Chapter 9 - 12 Flashcards
Kirchhoff’s First Law
Sum of currents entering any junction are always equal to the sum of currents leaving.
Kirchhoff’s Second Law
Sum of the EMF in a circuit is equal to the p.d of the components.
Series circuit rules
Components connected in one loop.
Current same around whole circuit.
Total p.d is sum of components p.d
Parallel Circuit rules
Components connected in different loops
Current is added up at the top of circuit
P.d is same around circuit
Electromotive Force
When charges gain energy from power supply.
Work done on charge carriers
Potential Difference
Measure of electrical energy
Measures energy loss.
Ohms Law
For a metallic conductor kept at constant temperature, the current is directly proportional to the p.d across the ends.
When temperature of wire increases
Positive ions gains internal energy and vibrate more
Frequency of collisions increase, resistance increases
More energy transferred when travelling through wire,
3 factors affecting resistance
Material of wire
Length of Wire
Cross sectional area
Thermistor
Electrical component made from semi conductor with negative temperature co - efficient. As temperature increases, resistance decreases
Resistivity Equation
R = pL / A
Internal Resistance
When there is a current in the power source, energy is lost which is transferred to heat.
EMF = terminal p.d + lost volts`
Potential Divider Equation
V out = (R2/ R1 + R2) x V in
Longitudinal Wave
Direction of movement is parallel to transfer of energy direction.
Transverse Waves
Direction of movement is perpendicular to transfer of energy direction.
Give examples of transvers waves
EM waves
Seismic Waves
Waves of surface of water
Example of longitudinal wave
Sound Waves
P - Waves
Define Progressive Waves
An oscillation that travels through matter
They all transfer energy
Wave speed equation
frequency x wavelength
frequency equation
1 / time
Phase Difference
The difference between displacements of particles along a wave.
Reflection
When a wave changes direction at a boundary.
Refraction
When a wave changes direction as it changes speed, passing from one medium to another.
When wave slows down wavelength…..
decreases
Diffraction
When waves pass through a gap or obstacle the waves will spread out.
Speed, wavelength, frequency remains same.
Polarisation
When the particles oscillate in only one direction.
Confined to a single plane.
Partial Polarisation
When transverse waves reflect off a surface, they become partially polarised.
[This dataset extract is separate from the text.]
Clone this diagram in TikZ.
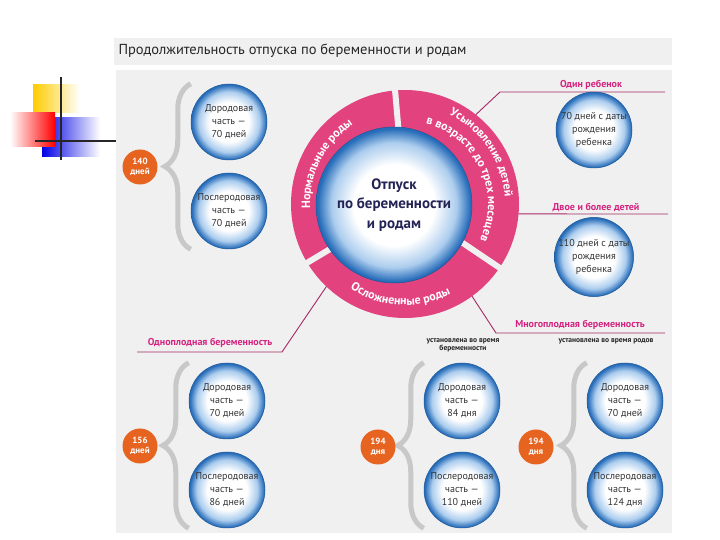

Which type of wave is already polarised
Longitudinal Wave
Intensity
The power passing through a surface per unit area.
I = P/A
What is intensity proportional to?
( Amplitude )^2
what is c equal to
3 x 10 ^ 8
Refractive Index equations ( 3 )
n = c / v
n = 1/sin c
n1 sin theta 1 = n2 sin theta2
Total Internal Reflection
When a light ray strikes a boundary at a larger angle to the normal, it will be totally internally reflected.
What are the two conditions for TIR
The light must be travelling through a medium with a higher refractive index as it hits the boundary
The angle at which it hits must be higher than the critical angle.
Principle of superposition of waves
When two or more waves cross at a point, the displacement at that point is equal to the sum of displacements of the individual waves.
Constructive interference
For two waves in phase, the maximum positive displacements add together.
Destructive Interference
For two waves in antiphase, the maximum and minimum of each wave form a smaller waves
Coherence
When waves emitted from two sources have a constant phase difference.
Must have same frequency
Path Difference
The distance a wave has travelled from its source to any point the wave.
Distance - m
Phase Difference
The difference between two waves when they pass the same point.
Degrees / Radians
Youngs double slit formula
lambda = ax / D D = distance from slit to screen x = width of light ray a = gap between the slits
Stationary Waves
Formed when two waves with the same frequency and amplitude traveling towards each other are superposed
Node
The two waves cross at the middle when displacement is equal to 0
Antinode
The waves meet at maximum displacement.
Energy transfer in progressive waves vs stationary waves
Progressive - Energy transferred in the direction of the waves
Stationary - No net energy transfer
Wavelength in progressive waves vs stationary waves
Progressive - Minimum distance between two adjacent points in phase
Stationary - Twice the distance of two adjacent nodes.